Load the packages and setup the document.
This section will read the excel file where the data is contained and store it as an object called titanic data. Next the script will run a function called head to print the first 5 rows of my data set.
titanicdata <- read_excel("TitanicData.xlsx")
head(titanicdata)
## # A tibble: 6 × 6
## pclass survived name sex age fare
## <chr> <chr> <chr> <chr> <dbl> <dbl>
## 1 First Survived Allen, Miss. Elisabeth Walton fema… 29 211.
## 2 First Survived Allison, Master. Hudson Trevor male 0.92 152.
## 3 First Perished Allison, Miss. Helen Loraine fema… 2 152.
## 4 First Perished Allison, Mr. Hudson Joshua Creighton male 30 152.
## 5 First Perished Allison, Mrs. Hudson J C (Bessie Waldo Dani… fema… 25 152.
## 6 First Survived Anderson, Mr. Harry male 48 26.6
This section will group the Titanic data by passenger class and survival status. Then it will count how many people fall into each group and calculate the percent within each class. Finally it prints the summarized table so I can compare survival rates by class.
pclass_survival <- titanicdata %>%
group_by(pclass, survived) %>%
summarize(n = n(), .groups = 'drop') %>%
mutate(percent = n / sum(n))
pclass_survival
## # A tibble: 6 × 4
## pclass survived n percent
## <chr> <chr> <int> <dbl>
## 1 First Perished 123 0.0940
## 2 First Survived 200 0.153
## 3 Second Perished 158 0.121
## 4 Second Survived 119 0.0909
## 5 Third Perished 528 0.403
## 6 Third Survived 181 0.138
This section will group the data by passenger class, gender, and survival status. Then it will count the number of passengers in each category and calculate the percent within each class and gender group. This creates the summary table that will be used to make the graph.
pclass_sex_survival <- titanicdata %>%
group_by(pclass, sex, survived) %>%
summarize(n = n(), .groups = 'drop') %>%
mutate(percent = n / sum(n))
This section will filter the summarized table to only include passengers who survived.
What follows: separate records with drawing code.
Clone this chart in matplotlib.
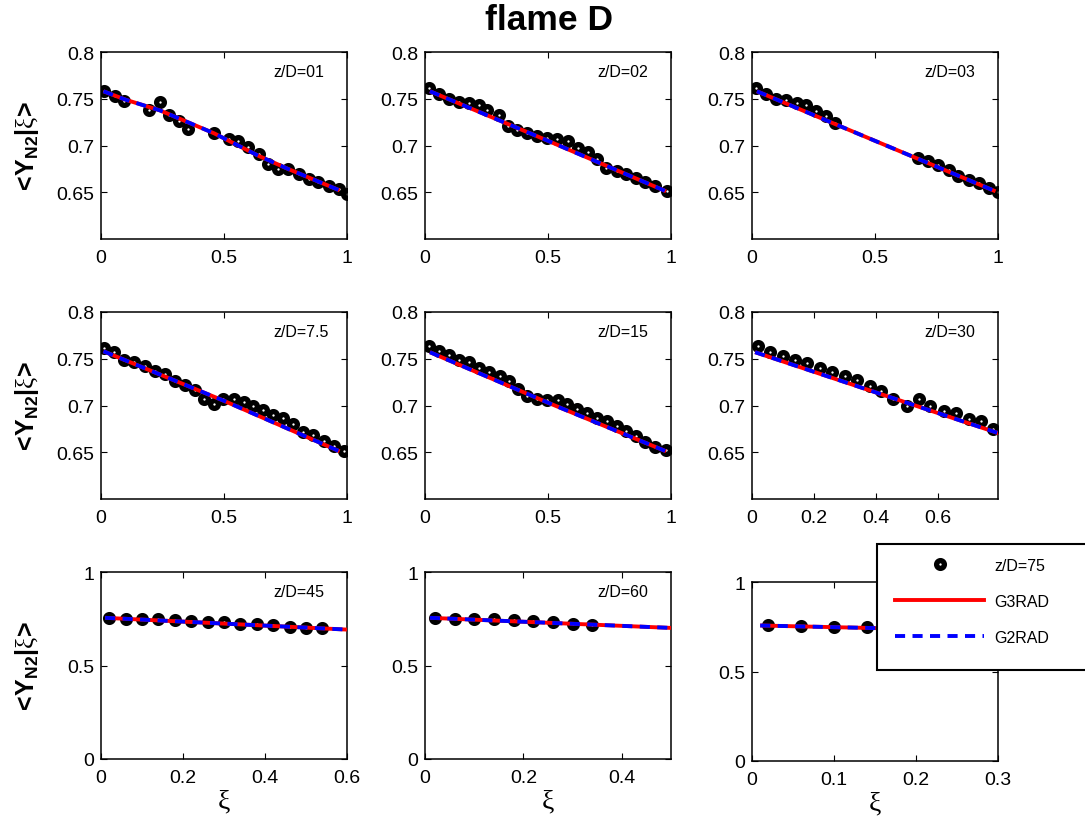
import matplotlib
matplotlib.use('Agg')
import matplotlib.pyplot as plt
from matplotlib.lines import Line2D
from matplotlib.patches import Rectangle

plt.rcParams['font.family'] = ['Liberation Sans', 'DejaVu Sans']
plt.rcParams['mathtext.fontset'] = 'custom'
plt.rcParams['mathtext.bf'] = 'Liberation Sans:bold'
plt.rcParams['mathtext.rm'] = 'Liberation Serif'
plt.rcParams['mathtext.it'] = 'Liberation Serif:italic'

# measured data (conditional mean of Y_N2), one list per station
xi_01 = [0.014, 0.058, 0.095, 0.197, 0.241, 0.276, 0.317, 0.355, 0.459, 0.521, 0.558,
         0.599, 0.644, 0.680, 0.721, 0.762, 0.803, 0.844, 0.884, 0.925, 0.966, 1.0]
y_01 = [0.758, 0.753, 0.748, 0.738, 0.746, 0.733, 0.726, 0.718, 0.713, 0.707, 0.705,
        0.698, 0.691, 0.680, 0.675, 0.675, 0.669, 0.664, 0.661, 0.657, 0.654, 0.648]

xi_02 = [0.018, 0.058, 0.099, 0.139, 0.180, 0.220, 0.254, 0.299, 0.339, 0.376, 0.416, 0.457, 0.497,
         0.538, 0.582, 0.623, 0.664, 0.700, 0.736, 0.781, 0.818, 0.858, 0.896, 0.936, 0.984]
y_02 = [0.762, 0.755, 0.750, 0.746, 0.745, 0.743, 0.738, 0.733, 0.721, 0.717, 0.713, 0.710, 0.708,
        0.707, 0.705, 0.697, 0.693, 0.686, 0.676, 0.673, 0.669, 0.665, 0.661, 0.657, 0.651]

xi_03 = [0.018, 0.058, 0.099, 0.140, 0.181, 0.218, 0.259, 0.299, 0.336,
         0.673, 0.717, 0.758, 0.799, 0.839, 0.884, 0.921, 0.962, 1.0]
y_03 = [0.761, 0.755, 0.750, 0.749, 0.745, 0.743, 0.737, 0.732, 0.724,
        0.687, 0.683, 0.679, 0.674, 0.667, 0.663, 0.660, 0.655, 0.650]

xi_7p5 = [0.014, 0.054, 0.095, 0.136, 0.177, 0.218, 0.259, 0.299, 0.340, 0.381, 0.418, 0.459, 0.497,
          0.540, 0.581, 0.619, 0.660, 0.701, 0.741, 0.782, 0.820, 0.861, 0.905, 0.946, 0.986]
y_7p5 = [0.761, 0.757, 0.749, 0.747, 0.742, 0.737, 0.734, 0.726, 0.722, 0.717, 0.707, 0.702, 0.707,
         0.707, 0.704, 0.700, 0.695, 0.690, 0.687, 0.680, 0.672, 0.668, 0.662, 0.657, 0.651]

xi_15 = [0.018, 0.058, 0.099, 0.139, 0.180, 0.220, 0.261, 0.304, 0.342, 0.380, 0.416, 0.457, 0.497,
         0.541, 0.578, 0.619, 0.659, 0.700, 0.741, 0.781, 0.818, 0.858, 0.896, 0.936, 0.980]
y_15 = [0.764, 0.758, 0.754, 0.749, 0.747, 0.740, 0.736, 0.732, 0.726, 0.718, 0.710, 0.707, 0.706,
        0.706, 0.702, 0.696, 0.692, 0.687, 0.683, 0.678, 0.673, 0.667, 0.661, 0.656, 0.652]

xi_30 = [0.018, 0.058, 0.101, 0.138, 0.179, 0.221, 0.258, 0.299, 0.340, 0.380,
         0.418, 0.457, 0.500, 0.540, 0.576, 0.620, 0.660, 0.701, 0.739, 0.779]
y_30 = [0.764, 0.757, 0.753, 0.749, 0.745, 0.740, 0.736, 0.732, 0.727, 0.721,
        0.716, 0.707, 0.700, 0.707, 0.700, 0.694, 0.692, 0.686, 0.683, 0.675]

xi_45 = [0.02, 0.06, 0.10, 0.14, 0.18, 0.22, 0.26, 0.30, 0.34, 0.38, 0.42, 0.46, 0.50, 0.54]
y_45 = [0.754, 0.751, 0.747, 0.747, 0.742, 0.738, 0.733, 0.730, 0.724, 0.724, 0.715, 0.706, 0.701, 0.701]

xi_60 = [0.02, 0.06, 0.10, 0.14, 0.18, 0.22, 0.26, 0.30, 0.34]
y_60 = [0.756, 0.751, 0.751, 0.747, 0.742, 0.738, 0.730, 0.724, 0.719]

xi_75 = [0.02, 0.06, 0.10, 0.14]
y_75 = [0.761, 0.753, 0.751, 0.748]

# model results: G3RAD and G2RAD (they lie on top of each other)
mx_01 = [0.01, 0.10, 0.24, 0.46, 0.64, 0.76, 0.97]
g3_01 = [0.758, 0.749, 0.7375, 0.713, 0.689, 0.675, 0.652]
g2_01 = [0.758, 0.749, 0.7375, 0.713, 0.689, 0.675, 0.652]
mx_02 = [0.02, 0.5, 0.98]
g3_02 = [0.758, 0.705, 0.651]
g2_02 = [0.758, 0.705, 0.651]
mx_03 = [0.02, 0.5, 0.99]
g3_03 = [0.758, 0.705, 0.651]
g2_03 = [0.758, 0.705, 0.651]
mx_7p5 = [0.01, 0.5, 0.97]
g3_7p5 = [0.758, 0.705, 0.651]
g2_7p5 = [0.758, 0.705, 0.651]
mx_15 = [0.02, 0.5, 0.98]
g3_15 = [0.757, 0.703, 0.651]
g2_15 = [0.757, 0.703, 0.651]
mx_30 = [0.01, 0.4, 0.8]
g3_30 = [0.757, 0.714, 0.670]
g2_30 = [0.757, 0.714, 0.670]
mx_45 = [0.01, 0.6]
g3_45 = [0.755, 0.692]
g2_45 = [0.755, 0.692]
mx_60 = [0.01, 0.5]
g3_60 = [0.755, 0.701]
g2_60 = [0.755, 0.701]
mx_75 = [0.01, 0.3]
g3_75 = [0.757, 0.727]
g2_75 = [0.757, 0.727]

stations = ['z/D=01', 'z/D=02', 'z/D=03', 'z/D=7.5', 'z/D=15', 'z/D=30', 'z/D=45', 'z/D=60', 'z/D=75']
xlims = [1, 1, 1, 1, 1, 0.795, 0.6, 0.5, 0.3]
xticks = [[0, 0.5, 1]] * 5 + [[0, 0.2, 0.4, 0.6], [0, 0.2, 0.4, 0.6], [0, 0.2, 0.4], [0, 0.1, 0.2, 0.3]]
xticklabels = [['0', '0.5', '1']] * 5 + [['0', '0.2', '0.4', '0.6'], ['0', '0.2', '0.4', '0.6'],
                                         ['0', '0.2', '0.4'], ['0', '0.1', '0.2', '0.3']]
yticks_top = [0.65, 0.7, 0.75, 0.8]
yticklabels_top = ['0.65', '0.7', '0.75', '0.8']
yticks_bot = [0, 0.5, 1]
yticklabels_bot = ['0', '0.5', '1']

meas = [(xi_01, y_01), (xi_02, y_02), (xi_03, y_03), (xi_7p5, y_7p5), (xi_15, y_15),
        (xi_30, y_30), (xi_45, y_45), (xi_60, y_60), (xi_75, y_75)]
models = [(mx_01, g3_01, g2_01), (mx_02, g3_02, g2_02), (mx_03, g3_03, g2_03),
          (mx_7p5, g3_7p5, g2_7p5), (mx_15, g3_15, g2_15), (mx_30, g3_30, g2_30),
          (mx_45, g3_45, g2_45), (mx_60, g3_60, g2_60), (mx_75, g3_75, g2_75)]

W, H = 1085, 820
fig = plt.figure(figsize=(W / 100, H / 100), dpi=100)

# panel boxes in pixels: left, top, width, height
lefts = [101, 425, 752]
tops = [53, 313, 573]
boxes = []
for r in range(3):
    for c in range(3):
        t, h = tops[r], 187
        if r == 2 and c == 2:
            t, h = 583, 179
        boxes.append((lefts[c], t, 246, h))

mk = dict(linestyle='none', marker='o', ms=5.6, mew=3.8, mec='black', mfc='white')

for i in range(9):
    l, t, w, h = boxes[i]
    ax = fig.add_axes([l / W, 1 - (t + h) / H, w / W, h / H])
    x, y = meas[i]
    mx, g3, g2 = models[i]
    ax.plot(x, y, zorder=2, **mk)
    ax.plot(mx, g3, color='red', lw=2.8, solid_capstyle='butt', zorder=3)
    ax.plot(mx, g2, color='blue', lw=2.8, dashes=(2.6, 1.9), dash_capstyle='butt', zorder=4)
    ax.set_xlim(0, xlims[i])
    ax.set_xticks(xticks[i], xticklabels[i])
    if i < 6:
        ax.set_ylim(0.6, 0.8)
        ax.set_yticks(yticks_top, yticklabels_top)
    else:
        ax.set_ylim(0, 1)
        ax.set_yticks(yticks_bot, yticklabels_bot)
        ax.set_xlabel('ξ', fontsize=20, family='Liberation Serif', labelpad=2)
    ax.tick_params(direction='in', top=True, right=True, length=4, width=0.8, labelsize=14)
    ax.tick_params(axis='x', pad=7)
    ax.tick_params(axis='y', pad=5)
    for s in ax.spines.values():
        s.set_linewidth(1.1)
    if i < 8:
        ax.text(0.70, 0.895, stations[i], transform=ax.transAxes, fontsize=11.5, va='center')

# row labels
for r in range(3):
    yc = tops[r] + 94
    fig.text(27 / W, 1 - yc / H, r'$\mathbf{<\!Y_{N2}|}\mathrm{\xi}\mathbf{\!>}$',
             rotation=90, ha='center', va='center', fontsize=18)

fig.text(549 / W, 1 - 20 / H, 'flame D', ha='center', va='center', fontsize=25.5, fontweight='bold')

# legend box runs off the right edge, as in the original
fig.patches.append(Rectangle((877 / W, 1 - 671 / H), 240 / W, 126 / H, transform=fig.transFigure,
                             facecolor='white', edgecolor='black', lw=1.5, zorder=4))
handles = [Line2D([], [], **mk),
           Line2D([], [], color='red', lw=2.8),
           Line2D([], [], color='blue', lw=2.8, dashes=(2.6, 1.9))]
leg = fig.legend(handles, ['z/D=75', 'G3RAD', 'G2RAD'], loc='upper left',
                 bbox_to_anchor=(895 / W, 1 - 559 / H), frameon=False, fontsize=11.5,
                 borderpad=0, borderaxespad=0, handlelength=5.6, handletextpad=0.6,
                 labelspacing=1.3, numpoints=1)
leg.set_zorder(5)

fig.savefig('out.png', dpi=100)
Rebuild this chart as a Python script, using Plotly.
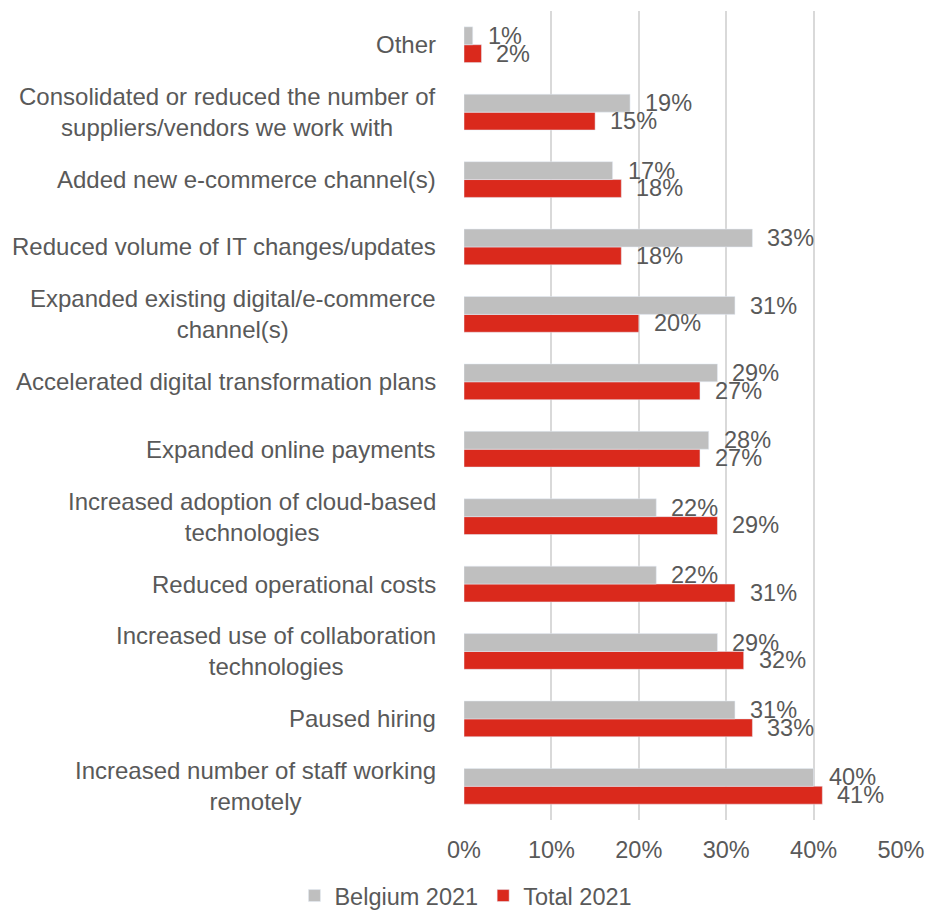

Then it will make a bar chart showing survival percent by passenger class, and it will split the chart into panels by gender so it is easy to compare male and female survival patterns.
pclass_sex_survival_graph <- pclass_sex_survival %>%
filter(survived == "Survived") %>%
ggplot(mapping = aes(x = pclass, y = percent, fill = pclass)) +
geom_col() +
facet_grid(~sex)
This section will take the graph from the previous step and format it to look cleaner. It adds a title, subtitle, and caption, converts the y axis into percent format, removes the axis titles, and hides the legend since passenger class is already obvious from the x axis.
pclass_sex_survival_graph +
labs(
title = "Titanic Survival Rates",
subtitle = "Percent by Gender and Cabin Class",
caption = "Source: Encyclopedia Titanica"
) +
scale_y_continuous(labels = label_percent()) +
theme_grey() +
theme(
axis.title = element_blank(),
legend.position = "none"
)